═════ Data extract ═════

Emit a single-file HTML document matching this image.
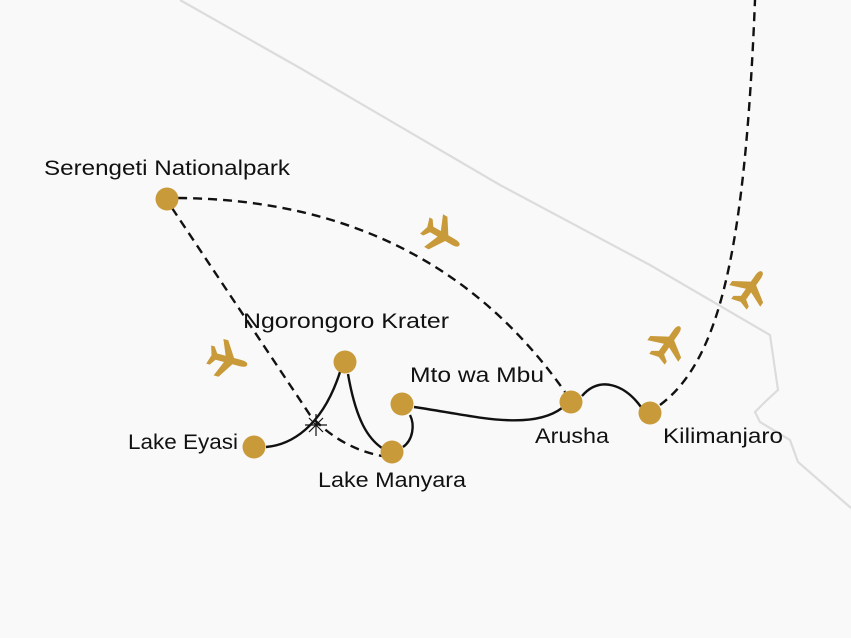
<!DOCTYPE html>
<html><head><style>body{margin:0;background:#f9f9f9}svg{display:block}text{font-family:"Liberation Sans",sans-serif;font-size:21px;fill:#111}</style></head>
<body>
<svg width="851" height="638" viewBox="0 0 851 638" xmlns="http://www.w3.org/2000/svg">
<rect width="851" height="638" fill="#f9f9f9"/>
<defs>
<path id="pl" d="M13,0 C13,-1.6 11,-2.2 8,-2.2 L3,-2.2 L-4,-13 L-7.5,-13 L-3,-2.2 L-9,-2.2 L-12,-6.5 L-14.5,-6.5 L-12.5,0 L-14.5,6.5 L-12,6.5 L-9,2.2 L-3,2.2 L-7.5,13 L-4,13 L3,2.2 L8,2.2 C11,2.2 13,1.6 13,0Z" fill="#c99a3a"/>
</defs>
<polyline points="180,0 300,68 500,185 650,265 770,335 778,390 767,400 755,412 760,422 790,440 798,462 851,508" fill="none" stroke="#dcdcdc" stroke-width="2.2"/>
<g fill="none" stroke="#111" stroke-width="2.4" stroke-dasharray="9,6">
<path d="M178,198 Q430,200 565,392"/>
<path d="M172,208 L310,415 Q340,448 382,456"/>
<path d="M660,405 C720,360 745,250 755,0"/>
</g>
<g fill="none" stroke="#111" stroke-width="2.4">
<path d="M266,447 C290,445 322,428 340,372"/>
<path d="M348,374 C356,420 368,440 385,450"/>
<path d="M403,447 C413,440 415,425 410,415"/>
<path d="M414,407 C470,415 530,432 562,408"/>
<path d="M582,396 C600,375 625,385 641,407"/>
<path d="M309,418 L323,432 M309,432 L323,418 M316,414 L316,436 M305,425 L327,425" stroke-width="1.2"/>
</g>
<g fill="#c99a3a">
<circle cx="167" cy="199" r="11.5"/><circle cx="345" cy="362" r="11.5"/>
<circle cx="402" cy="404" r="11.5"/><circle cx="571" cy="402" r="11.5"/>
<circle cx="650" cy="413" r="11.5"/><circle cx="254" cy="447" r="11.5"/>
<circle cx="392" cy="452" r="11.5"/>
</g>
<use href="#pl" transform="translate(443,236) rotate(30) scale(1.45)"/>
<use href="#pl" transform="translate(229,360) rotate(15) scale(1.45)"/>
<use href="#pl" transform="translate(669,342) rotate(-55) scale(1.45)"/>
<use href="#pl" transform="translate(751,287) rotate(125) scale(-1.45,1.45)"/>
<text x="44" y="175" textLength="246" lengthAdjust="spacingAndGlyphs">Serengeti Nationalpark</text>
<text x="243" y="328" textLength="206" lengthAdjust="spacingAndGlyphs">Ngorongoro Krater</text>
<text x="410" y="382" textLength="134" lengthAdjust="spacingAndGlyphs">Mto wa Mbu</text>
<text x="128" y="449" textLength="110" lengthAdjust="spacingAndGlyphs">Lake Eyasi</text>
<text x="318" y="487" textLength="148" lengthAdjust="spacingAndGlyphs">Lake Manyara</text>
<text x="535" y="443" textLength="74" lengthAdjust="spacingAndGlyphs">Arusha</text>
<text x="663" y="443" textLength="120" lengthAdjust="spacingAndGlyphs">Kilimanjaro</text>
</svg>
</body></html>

═════

=== What is required ===
Retype each line of the listing above word for word. Exclude the pictures.

=== Task output ===
Emit a single-file HTML document matching this image.
<!DOCTYPE html>
<html><head><style>body{margin:0;background:#f9f9f9}svg{display:block}text{font-family:"Liberation Sans",sans-serif;font-size:21px;fill:#111}</style></head>
<body>
<svg width="851" height="638" viewBox="0 0 851 638" xmlns="http://www.w3.org/2000/svg">
<rect width="851" height="638" fill="#f9f9f9"/>
<defs>
<path id="pl" d="M13,0 C13,-1.6 11,-2.2 8,-2.2 L3,-2.2 L-4,-13 L-7.5,-13 L-3,-2.2 L-9,-2.2 L-12,-6.5 L-14.5,-6.5 L-12.5,0 L-14.5,6.5 L-12,6.5 L-9,2.2 L-3,2.2 L-7.5,13 L-4,13 L3,2.2 L8,2.2 C11,2.2 13,1.6 13,0Z" fill="#c99a3a"/>
</defs>
<polyline points="180,0 300,68 500,185 650,265 770,335 778,390 767,400 755,412 760,422 790,440 798,462 851,508" fill="none" stroke="#dcdcdc" stroke-width="2.2"/>
<g fill="none" stroke="#111" stroke-width="2.4" stroke-dasharray="9,6">
<path d="M178,198 Q430,200 565,392"/>
<path d="M172,208 L310,415 Q340,448 382,456"/>
<path d="M660,405 C720,360 745,250 755,0"/>
</g>
<g fill="none" stroke="#111" stroke-width="2.4">
<path d="M266,447 C290,445 322,428 340,372"/>
<path d="M348,374 C356,420 368,440 385,450"/>
<path d="M403,447 C413,440 415,425 410,415"/>
<path d="M414,407 C470,415 530,432 562,408"/>
<path d="M582,396 C600,375 625,385 641,407"/>
<path d="M309,418 L323,432 M309,432 L323,418 M316,414 L316,436 M305,425 L327,425" stroke-width="1.2"/>
</g>
<g fill="#c99a3a">
<circle cx="167" cy="199" r="11.5"/><circle cx="345" cy="362" r="11.5"/>
<circle cx="402" cy="404" r="11.5"/><circle cx="571" cy="402" r="11.5"/>
<circle cx="650" cy="413" r="11.5"/><circle cx="254" cy="447" r="11.5"/>
<circle cx="392" cy="452" r="11.5"/>
</g>
<use href="#pl" transform="translate(443,236) rotate(30) scale(1.45)"/>
<use href="#pl" transform="translate(229,360) rotate(15) scale(1.45)"/>
<use href="#pl" transform="translate(669,342) rotate(-55) scale(1.45)"/>
<use href="#pl" transform="translate(751,287) rotate(125) scale(-1.45,1.45)"/>
<text x="44" y="175" textLength="246" lengthAdjust="spacingAndGlyphs">Serengeti Nationalpark</text>
<text x="243" y="328" textLength="206" lengthAdjust="spacingAndGlyphs">Ngorongoro Krater</text>
<text x="410" y="382" textLength="134" lengthAdjust="spacingAndGlyphs">Mto wa Mbu</text>
<text x="128" y="449" textLength="110" lengthAdjust="spacingAndGlyphs">Lake Eyasi</text>
<text x="318" y="487" textLength="148" lengthAdjust="spacingAndGlyphs">Lake Manyara</text>
<text x="535" y="443" textLength="74" lengthAdjust="spacingAndGlyphs">Arusha</text>
<text x="663" y="443" textLength="120" lengthAdjust="spacingAndGlyphs">Kilimanjaro</text>
</svg>
</body></html>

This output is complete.